One of my ongoing dream projects is to do some research exploring possible links between the generation who lived through punk in the 1970s, with its apparent ideal of radical change, and the way radical business change has become a kind of ideology in business in the 00s: the seduction of being the changemaker, the Strummer or Rotten in your own boardroom.

Because change is seductive – and because I’m a pop fan – I have a strange fascination with the travails of Guy Hands, EMI owner and venture capitalist who is shaking up the UK music giant: his latest scheme being to take power away from A&R and “back to the suits” – that link takes you to the Guardian coverage, which gets the outraged reaction of Richard Ashcroft’s manager. Other papers take a more sympathetic tone, and it turns out that the power being removed from the A&R men isn’t the power to recommend or sign artists but to determine marketing budgets – which seems a bit more reasonable.

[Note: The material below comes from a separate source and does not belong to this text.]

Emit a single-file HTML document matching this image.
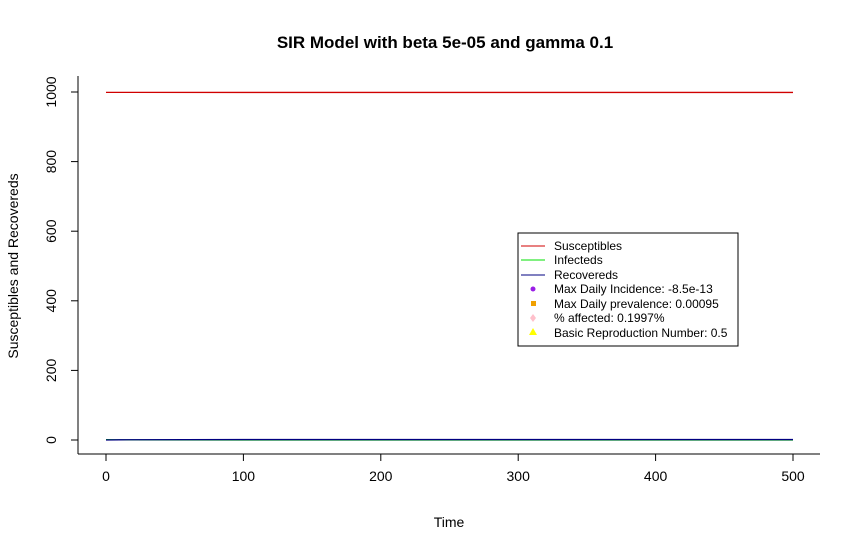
<!DOCTYPE html>
<html><head><meta charset="utf-8"><style>
body{margin:0;background:#fff;}
svg{display:block;font-family:"Liberation Sans",Arial,sans-serif;}
</style></head><body>
<svg id="chart" width="861" height="552">
<text x="445" y="48" text-anchor="middle" font-size="17" font-weight="bold">SIR Model with beta 5e-05 and gamma 0.1</text>
<line x1="78" y1="454" x2="820" y2="454" stroke="#000"/>
<line x1="78" y1="76" x2="78" y2="454" stroke="#000"/>
<text x="449" y="527" text-anchor="middle" font-size="14">Time</text>
<text transform="translate(18,266) rotate(-90)" text-anchor="middle" font-size="14">Susceptibles and Recovereds</text>
<g id="axes"></g><g id="series"></g>
<g>
<rect x="518" y="233" width="220" height="113" fill="#fff" stroke="#000"/>
<line x1="521" y1="246" x2="545" y2="246" stroke="#d00000"/><text x="554" y="250" font-size="12">Susceptibles</text>
<line x1="521" y1="260" x2="545" y2="260" stroke="#00e000"/><text x="554" y="264" font-size="12">Infecteds</text>
<line x1="521" y1="275" x2="545" y2="275" stroke="#000080"/><text x="554" y="279" font-size="12">Recovereds</text>
<circle cx="533" cy="289" r="2.5" fill="#9a1ee6"/><text x="554" y="293" font-size="12">Max Daily Incidence: -8.5e-13</text>
<rect x="531" y="301" width="5" height="5" fill="#f0a000"/><text x="554" y="308" font-size="12">Max Daily prevalence: 0.00095</text>
<polygon points="533,314 536,318 533,322 530,318" fill="#ffc0cb"/><text x="554" y="322" font-size="12">% affected: 0.1997%</text>
<polygon points="533,328 537,335 529,335" fill="#ffff00"/><text x="554" y="337" font-size="12">Basic Reproduction Number: 0.5</text>
</g>
</svg>
<script>
const xTicks=[0,100,200,300,400,500];
const yTicks=[0,200,400,600,800,1000];
const times=[0,10,100,200,300,400,500];
const susceptibles=[999,998.9,998.8,998.8,998.8,998.8,998.8];
const infecteds=[1,0.4,0.01,0,0,0,0];
const recovereds=[0,0.6,1.2,1.2,1.2,1.2,1.2];
const ns="http://www.w3.org/2000/svg";
const X=v=>106+v*(793-106)/500, Y=v=>440-v*(440-92)/1000;
const ax=document.getElementById('axes'), se=document.getElementById('series');
function mk(t,a,p){const e=document.createElementNS(ns,t);for(const k in a)e.setAttribute(k,a[k]);p.appendChild(e);return e;}
xTicks.forEach(v=>{const l=mk('line',{x1:X(v),x2:X(v),y1:454,y2:461,stroke:'#000'},ax);


const t=mk('text',{x:X(v),y:481,'text-anchor':'middle','font-size':14},ax);t.textContent=v;

});
yTicks.forEach(v=>{const l=mk('line',{x1:71,x2:78,y1:Y(v),y2:Y(v),stroke:'#000'},ax);


const t=mk('text',{transform:`translate(56,${Y(v)}) rotate(-90)`,'text-anchor':'middle','font-size':14},ax);t.textContent=v;

});
function line(vals,col,name){const p=mk('polyline',{points:times.map((t,i)=>X(t)+','+Y(vals[i])).join(' '),fill:'none',stroke:col,'stroke-width':1.3},se);

}
line(susceptibles,'#d00000','susceptibles-line');
line(infecteds,'#00c000','infecteds-line');
line(recovereds,'#000080','recovereds-line');
</script>
</body></html>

As a “boss bashes marketers” story this isn’t anything new – what’s interesting to me about the Hands revolution at EMI is the way it suggests changes in the stressed relationship between business and ‘cool’ in a rapidly shrinking music industry. Both sides are painting themselves as radical and the other as conservative – the A&R men accusing “the suits” of going backwards, Hands insistent that EMI’s business practises belong to a lost era. One subtext of Hands’ comments and actions is that credibility is now a nice-to-have, rather than a need-to-have element of selling music. If so, then it’s not just the A&R men’s ways of doing business that are entrenched, but possibly their entire aesthetic and value system.